I finished u a batch of deer sausage using the recipe from meatsand sausages. com.  I used pre-ground venison and pork as the base and added a proportion of back fat that I ground through a 3/8" plate.  Stuffed it into 31 mm hog casings and held it in the fridge overnight.  Then smoked it with a mix of fruit and hickory to 154 degrees internal.  I forgot about putting a water pan in the smoker and I think they lost quite a bit of weight during the smoke.  I'm pretty happy with them overall and just cooked some up in a split pea soup for my dinner.
Drying pre-smoke






Getting some color





Did the main smoke at 150 degrees





Then bumped it up to 172 degrees
Done










I forgot to get an interior shot, but maybe I'll remember tomorrow when I have one for lunch.

Michael


----------



## 39Buick (Mar 12, 2020)

Those look tasty!  Does the water really help with retaining weight?


----------



## tastetester (Mar 12, 2020)

This would be my question, too.  It's been 5 or 6 years since I've made any sausage and my memory isn't so good anymore.  I seem to have vague memories that it helped.  I still have a few variables I need to get dialed in.   My smoke generator moves quite a bit of air through the smoker and I have a valve I need to install to control that.

Michael


----------



## Inkbirdbbq (Mar 13, 2020)

Good job Michael


----------



## indaswamp (Mar 13, 2020)

39Buick said:


> Those look tasty!  Does the water really help with retaining weight?


Higher humidity stops the evaporation cooling effect on the meat, allowing the sausages to stay hotter and finish faster, thus giving you a moist finished sausage. There are other factors that contribute to a moist link- grind on the mince- finer grind will hold more water, use of a binder- will grab onto more water, use of phosphates-will bind more water in the mince, and smoker temp. schedule.

I try to keep the smokehouse temp. below 140* until the INT of the link is 100~105*. This sets the meat and prevents the meat from tightening up and squeezing the water out of the link. It will also reduce the final shrinkage and size of wrinkles. 

A full smokehouse will facilitate stronger smoke adsorption due to the higher humidity, which will keep the casing surface moist for a longer period of time. Also, the heat simk effect applies-takes longer for the meat to warm up which allows for more smoke to adhere.

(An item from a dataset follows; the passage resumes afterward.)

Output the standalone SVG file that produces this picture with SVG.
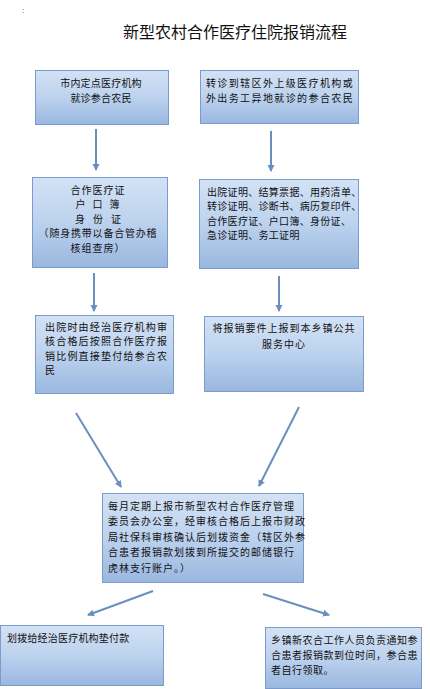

Which is why I like to do large batches at one time instead of a bunch of small batches throughout the year......


----------



## tastetester (Mar 13, 2020)

indaswamp said:


> Higher humidity stops the evaporation cooling effect on the meat, allowing the sausages to stay hotter and finish faster, thus giving you a moist finished sausage. There are other factors that contribute to a moist link- grind on the mince- finer grind will hold more water, use of a binder- will grab onto more water, use of phosphates-will bind more water in the mince, and smoker temp. schedule.
> 
> I try to keep the smokehouse temp. below 140* until the INT of the link is 100~105*. This sets the meat and prevents the meat from tightening up and squeezing the water out of the link. It will also reduce the final shrinkage and size of wrinkles.
> 
> ...


I'm pretty much in 100% agreement with the logic of everything you mention here.  I think the evaporative cooling is the issue I want to look into as my times are running longer than the book time by a significant amount.  And to a great degree it's the time I'm interested in as I don't have any great complaint about the product.  I just ate one cold and it was tasty and moist.









The large fat chunk is by design.  I wanted to try a very coarse grind on the fat for this batch.

Thanks for all of the information and advice.

Michael


----------